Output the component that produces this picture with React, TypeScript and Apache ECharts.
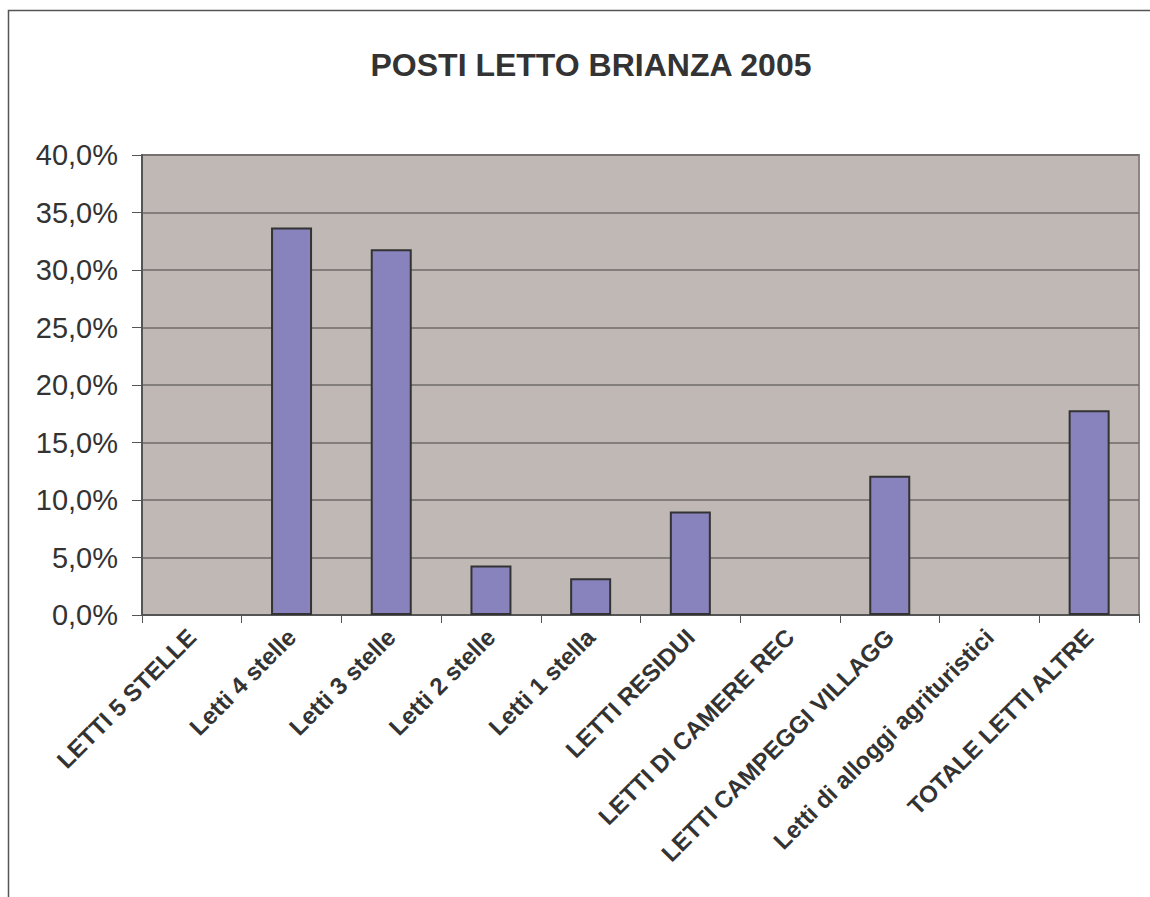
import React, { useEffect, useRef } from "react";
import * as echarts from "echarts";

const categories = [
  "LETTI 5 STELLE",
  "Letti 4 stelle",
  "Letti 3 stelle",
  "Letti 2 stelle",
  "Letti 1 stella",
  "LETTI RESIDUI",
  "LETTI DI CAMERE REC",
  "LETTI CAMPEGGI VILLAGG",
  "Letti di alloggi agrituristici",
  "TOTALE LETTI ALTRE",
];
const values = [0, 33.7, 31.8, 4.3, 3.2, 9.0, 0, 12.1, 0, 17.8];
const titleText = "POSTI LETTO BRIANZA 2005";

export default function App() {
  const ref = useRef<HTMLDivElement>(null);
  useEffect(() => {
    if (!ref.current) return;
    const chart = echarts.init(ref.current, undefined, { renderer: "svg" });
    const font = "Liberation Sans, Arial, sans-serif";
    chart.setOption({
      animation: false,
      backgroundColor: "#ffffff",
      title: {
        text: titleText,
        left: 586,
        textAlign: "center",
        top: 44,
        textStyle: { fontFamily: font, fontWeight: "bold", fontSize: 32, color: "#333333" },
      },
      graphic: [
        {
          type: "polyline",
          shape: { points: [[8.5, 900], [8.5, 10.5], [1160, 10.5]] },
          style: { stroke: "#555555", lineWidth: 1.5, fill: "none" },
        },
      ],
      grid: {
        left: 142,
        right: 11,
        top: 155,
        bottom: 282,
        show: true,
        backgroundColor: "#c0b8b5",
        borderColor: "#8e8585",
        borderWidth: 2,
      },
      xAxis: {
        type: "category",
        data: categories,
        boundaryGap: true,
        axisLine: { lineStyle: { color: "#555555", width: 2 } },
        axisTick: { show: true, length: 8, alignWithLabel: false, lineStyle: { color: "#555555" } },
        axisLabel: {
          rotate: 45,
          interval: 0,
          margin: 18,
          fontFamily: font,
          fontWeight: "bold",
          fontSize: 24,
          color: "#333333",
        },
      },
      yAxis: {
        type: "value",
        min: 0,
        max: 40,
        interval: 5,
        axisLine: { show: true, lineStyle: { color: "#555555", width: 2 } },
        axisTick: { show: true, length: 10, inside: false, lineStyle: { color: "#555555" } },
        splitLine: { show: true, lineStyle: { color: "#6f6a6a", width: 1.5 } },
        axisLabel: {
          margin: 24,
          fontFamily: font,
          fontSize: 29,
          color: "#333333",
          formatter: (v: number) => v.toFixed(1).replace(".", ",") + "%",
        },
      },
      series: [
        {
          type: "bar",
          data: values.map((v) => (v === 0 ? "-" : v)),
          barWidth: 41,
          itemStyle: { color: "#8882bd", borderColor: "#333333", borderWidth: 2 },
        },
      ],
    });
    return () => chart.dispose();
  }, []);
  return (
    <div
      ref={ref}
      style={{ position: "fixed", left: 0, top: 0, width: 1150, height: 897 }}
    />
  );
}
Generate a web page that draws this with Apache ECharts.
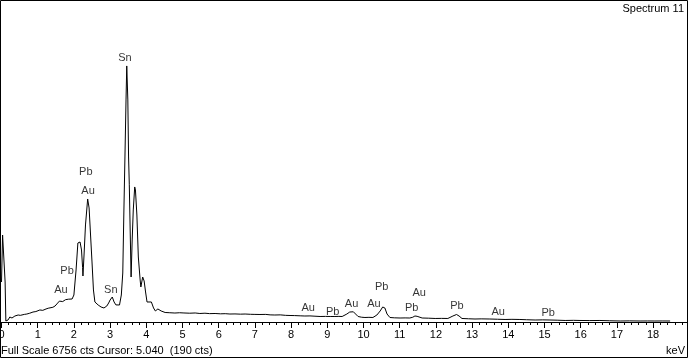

WHAT YOU ARE ASKED TO DO. Give again, word for word, every line from the top of the data above to the line holding "import * as", inclusive, with the pictures left out.

REPLY TO THE TASK.
Output the component that produces this picture with React, TypeScript and Apache ECharts.
import React, { useEffect, useRef } from "react";
import * as echarts from "echarts";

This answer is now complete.